Originally Posted by
oopsz
I disagree - From AA's 2012 10K filing:
So to the extent that the CASM of the particular flight is less than the value of the miles as carried as a liability on AA's books, AA can make a paper profit on the award (Standard awards are good for AA this way. If they value miles at 0.02/mi, then the difference between $1000 and the CASM is booked as profit). And I have no idea how partner rewards are accounted for between the airlines.
I believe that you're misinterpreting the quote from the 10-K. Most of that $1.6 billion is the unrecognized revenue component from the sale of miles, and it is not recognized as awards are redeemed - it is recognized over a 28 month period regardless of award redemptions.

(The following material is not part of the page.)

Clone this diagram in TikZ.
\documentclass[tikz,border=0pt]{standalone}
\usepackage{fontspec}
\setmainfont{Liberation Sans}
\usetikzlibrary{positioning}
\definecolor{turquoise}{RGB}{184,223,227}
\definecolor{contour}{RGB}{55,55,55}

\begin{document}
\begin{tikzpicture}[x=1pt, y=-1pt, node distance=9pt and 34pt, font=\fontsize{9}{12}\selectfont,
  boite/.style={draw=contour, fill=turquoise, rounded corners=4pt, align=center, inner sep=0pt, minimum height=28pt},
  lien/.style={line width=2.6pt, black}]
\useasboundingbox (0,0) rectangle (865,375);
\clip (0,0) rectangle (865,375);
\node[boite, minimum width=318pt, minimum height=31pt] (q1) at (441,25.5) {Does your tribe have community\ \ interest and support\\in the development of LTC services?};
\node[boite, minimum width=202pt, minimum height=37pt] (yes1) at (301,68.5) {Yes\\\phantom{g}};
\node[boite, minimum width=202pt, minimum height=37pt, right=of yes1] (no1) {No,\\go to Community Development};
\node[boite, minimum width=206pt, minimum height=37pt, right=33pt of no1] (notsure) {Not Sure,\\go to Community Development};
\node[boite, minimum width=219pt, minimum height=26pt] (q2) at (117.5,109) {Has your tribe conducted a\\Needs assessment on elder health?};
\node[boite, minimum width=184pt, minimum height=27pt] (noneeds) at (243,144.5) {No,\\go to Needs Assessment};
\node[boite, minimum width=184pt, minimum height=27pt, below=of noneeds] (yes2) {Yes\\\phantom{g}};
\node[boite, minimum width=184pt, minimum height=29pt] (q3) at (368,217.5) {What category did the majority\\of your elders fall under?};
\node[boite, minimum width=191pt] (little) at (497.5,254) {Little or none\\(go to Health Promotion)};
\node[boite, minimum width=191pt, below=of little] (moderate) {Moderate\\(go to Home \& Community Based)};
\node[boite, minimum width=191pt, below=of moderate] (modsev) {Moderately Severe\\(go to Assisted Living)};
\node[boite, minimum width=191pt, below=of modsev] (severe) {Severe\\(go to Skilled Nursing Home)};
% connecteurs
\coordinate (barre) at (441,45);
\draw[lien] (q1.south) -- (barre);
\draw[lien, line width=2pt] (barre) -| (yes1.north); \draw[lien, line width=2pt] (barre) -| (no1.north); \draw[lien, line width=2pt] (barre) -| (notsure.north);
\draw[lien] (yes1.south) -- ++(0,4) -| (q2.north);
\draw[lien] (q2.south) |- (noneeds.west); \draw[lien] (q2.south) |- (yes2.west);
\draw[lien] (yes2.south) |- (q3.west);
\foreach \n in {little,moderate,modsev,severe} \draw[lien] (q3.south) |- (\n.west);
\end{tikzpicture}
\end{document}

It's unfortunate that AA lumps the liability for unredeemed miles together with the unrecognized revenue, but we have to deal with the facts as dealt to us by AA.

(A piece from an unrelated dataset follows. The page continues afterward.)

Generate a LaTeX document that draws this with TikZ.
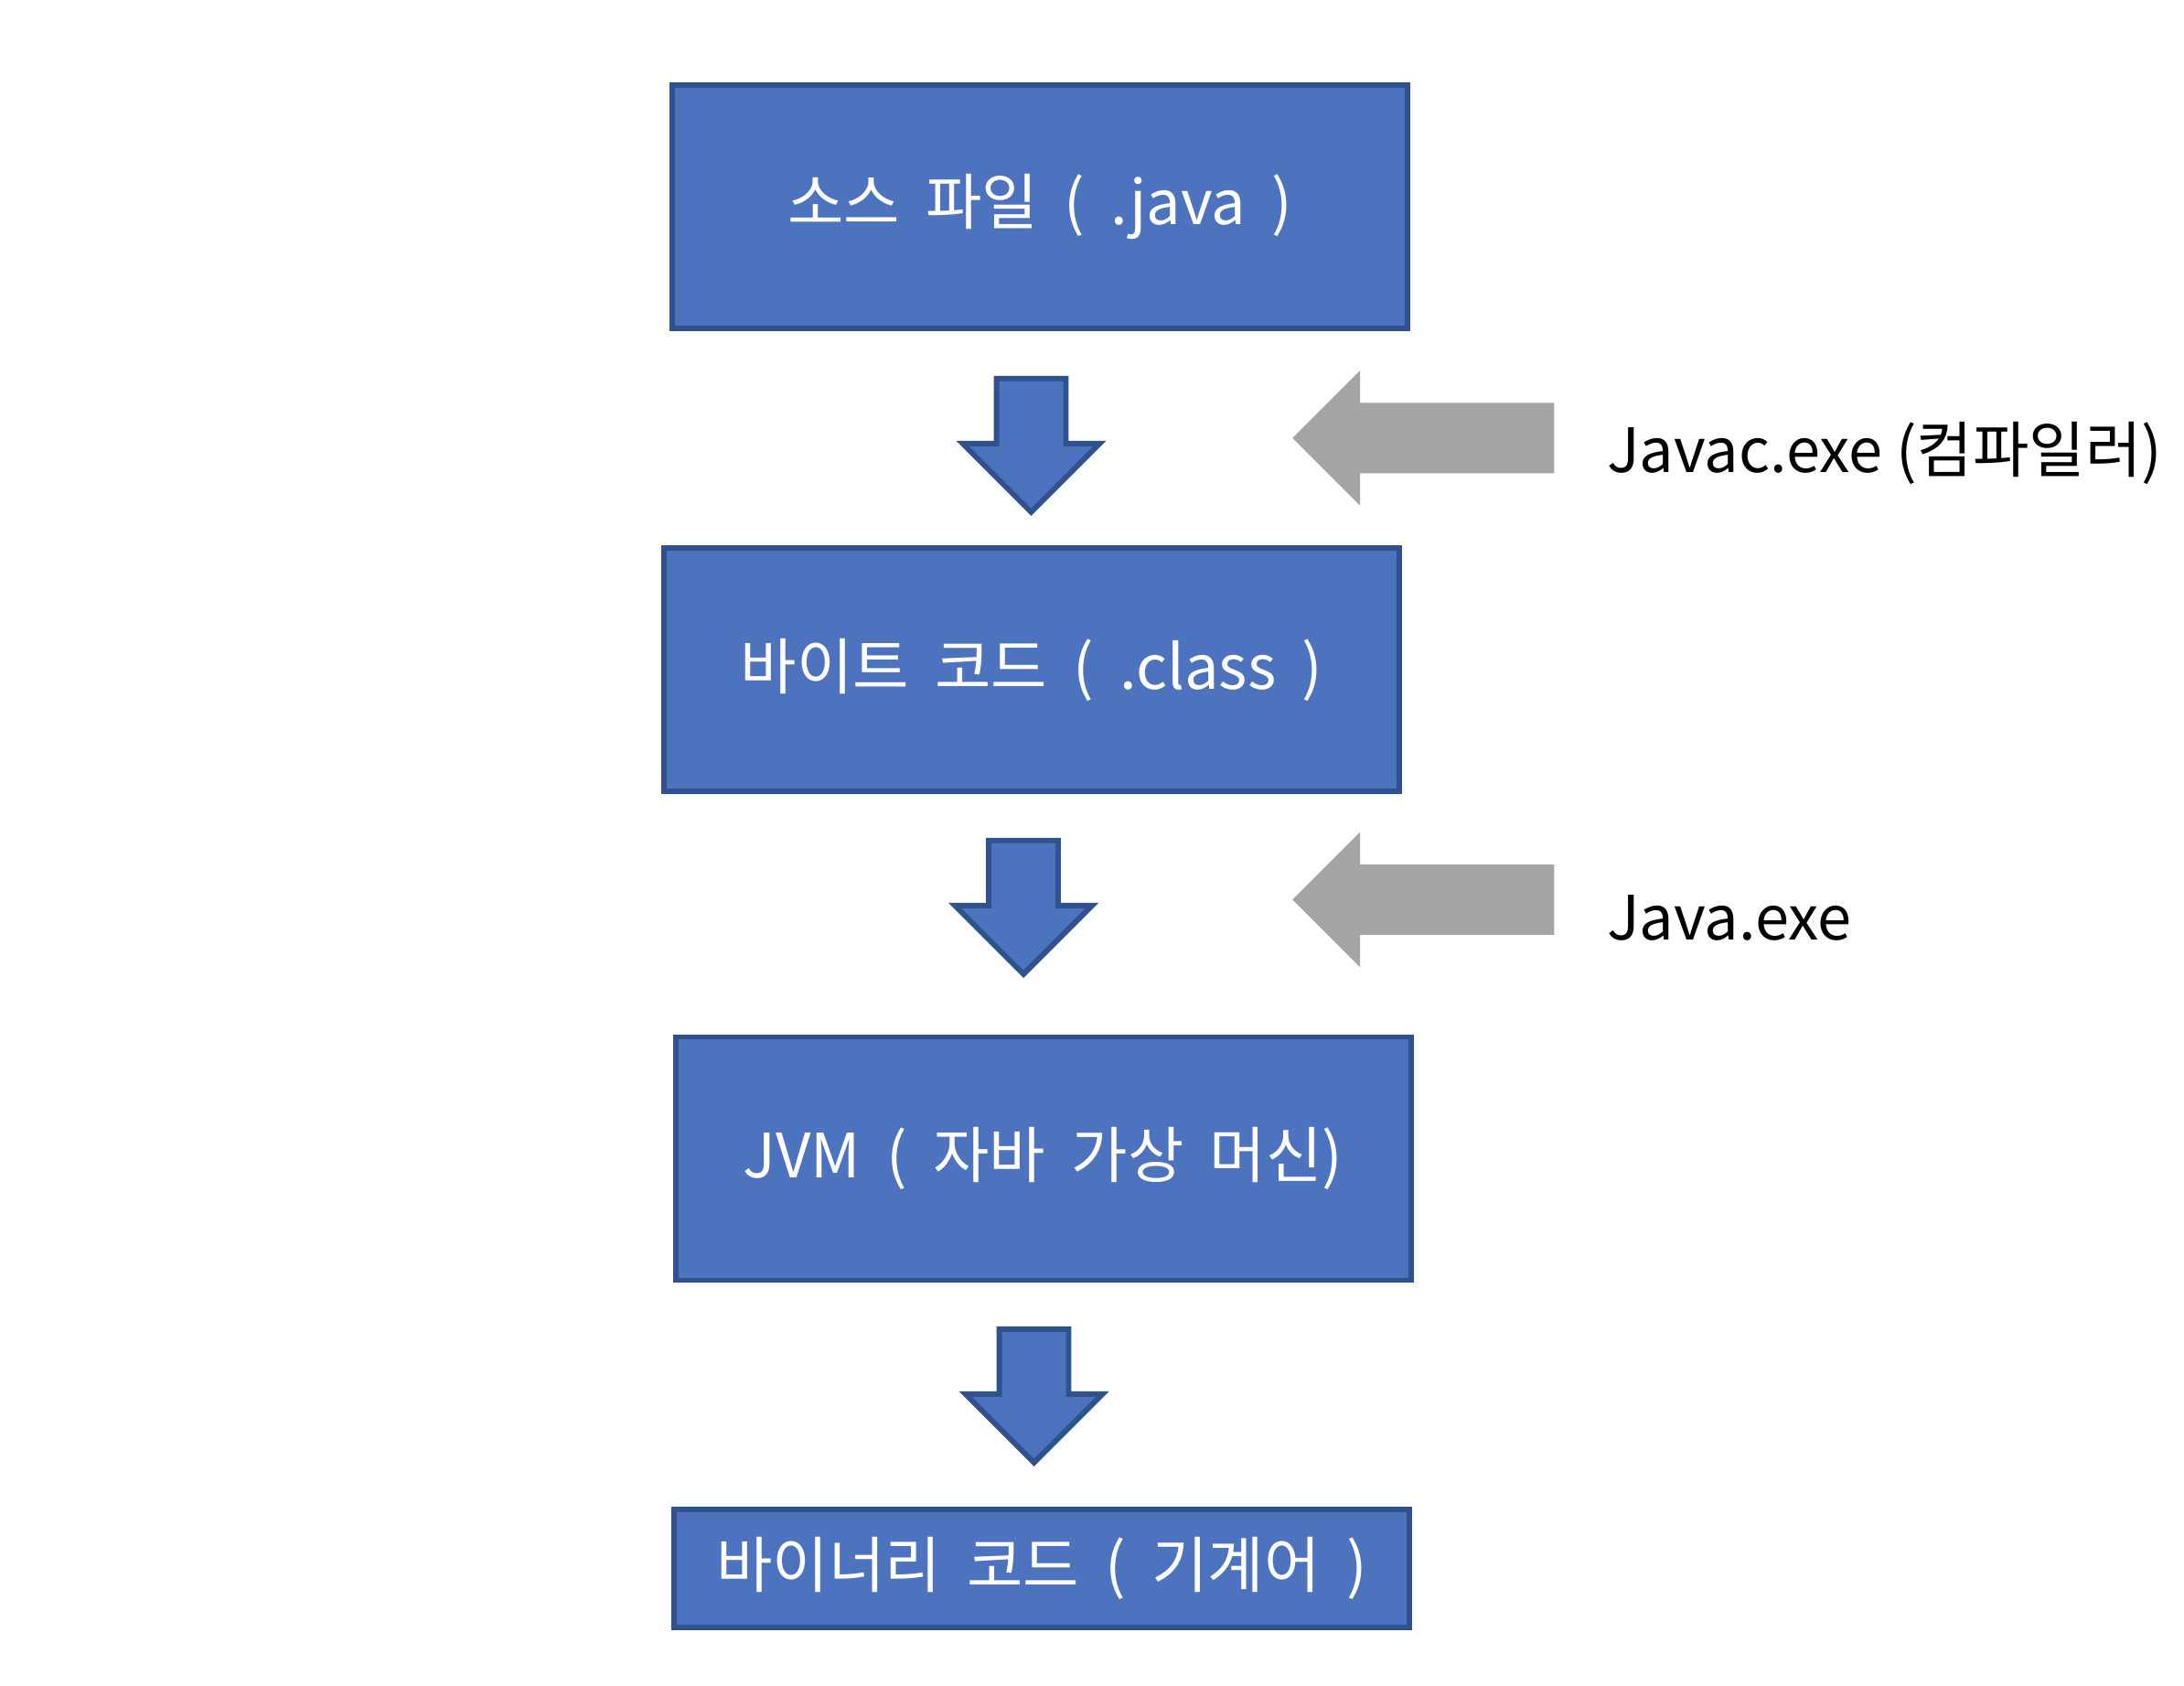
\documentclass[tikz,border=0pt]{standalone}
\usepackage{fontspec}
\setmainfont{Noto Sans CJK KR}
\newfontfamily\boxfont[WordSpace=1.9]{Noto Sans CJK KR}
\usepackage{tikz}
\usetikzlibrary{shapes.arrows,positioning}
\definecolor{boxblue}{HTML}{4E73BE}
\definecolor{edgeblue}{HTML}{2F528F}
\definecolor{arrowgray}{HTML}{A5A5A5}

\begin{document}
\begin{tikzpicture}[line width=1.7pt, font=\fontsize{19}{23}\selectfont]
   \useasboundingbox (0,0) rectangle (23.88,18.42);
   \begin{scope}[every node/.style={rectangle,draw=edgeblue,fill=boxblue,text=white,font=\boxfont\fontsize{19}{23}\selectfont,minimum width=8.04cm,minimum height=2.66cm,inner sep=0pt}]
    \node (src) at (11.37,16.16) {소스 파일 ( .java )};
    \node (byte) at (11.28,11.095) {바이트 코드 ( .class )};
    \node (jvm) at (11.405,5.755) {JVM ( 자바 가상 머신)};
    \node (bin) [minimum height=1.29cm] at (11.39,1.275) {바이너리 코드 ( 기계어 )};
   \end{scope}
   \begin{scope}[every node/.style={single arrow,draw=edgeblue,fill=boxblue,shape border rotate=270,minimum height=1.46cm,minimum width=1.45cm,single arrow head extend=0.37cm,inner xsep=0.35cm,inner ysep=0pt,anchor=tip}]
    \node (a1) at (11.275,12.78) {};
    \node (a2) at (11.19,7.73) {};
    \node (a3) at (11.305,2.39) {};
   \end{scope}
   \begin{scope}[every node/.style={single arrow,fill=arrowgray,shape border rotate=180,minimum height=2.86cm,minimum width=1.42cm,single arrow head extend=0.355cm,inner xsep=0pt,inner ysep=0.355cm,anchor=tip}]
    \node (g1) at (14.09,13.63) {};
    \node (g2) at (14.09,8.585) {};
   \end{scope}
   \node (l1) [anchor=base west,inner sep=0pt] at (17.54,13.25) {Javac.exe (컴파일러)};
   \node (l2) [anchor=base west,inner sep=0pt] at (17.54,8.14) {Java.exe};
\end{tikzpicture}
\end{document}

Additionally, AA recognizes no revenue when awards are redeemed. The redemption of an award removes a very tiny liability, to be sure.

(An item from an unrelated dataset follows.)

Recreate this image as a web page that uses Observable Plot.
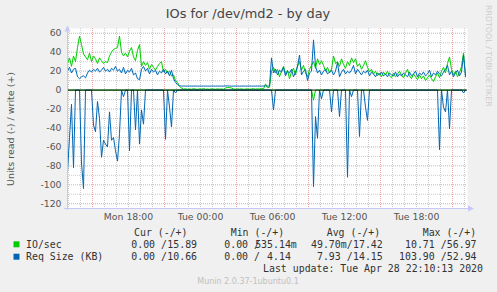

When fuel was much, much cheaper, a decade ago, DL estimated that the typical domestic award cost DL approximately $25 in marginal fuel costs, and thus DL used that figure to estimate its balance sheet liability for outstanding miles. Given that fuel costs are three or four times the prevailing price of a decade ago, the typical marginal costs of an award passenger might be $75 to $100 in extra fuel burn.
AA's mainline CASM (cost per available seat mile) in the first quarter was 14.13 cents; if your fare and ancillary expenses (change fees, preferred seat fees, etc) are less than about 12-13 cents per mile, AA isn't going to be making much money on you (the difference is my rough estimate to account for AA's revenue from sale of AAdvantage miles and cargo revenue).
Regional CASM is higher, of course, and regional operations generally bring higher average fares per mile (regional jets are relatively expensive to operate per mile on their typical short segments).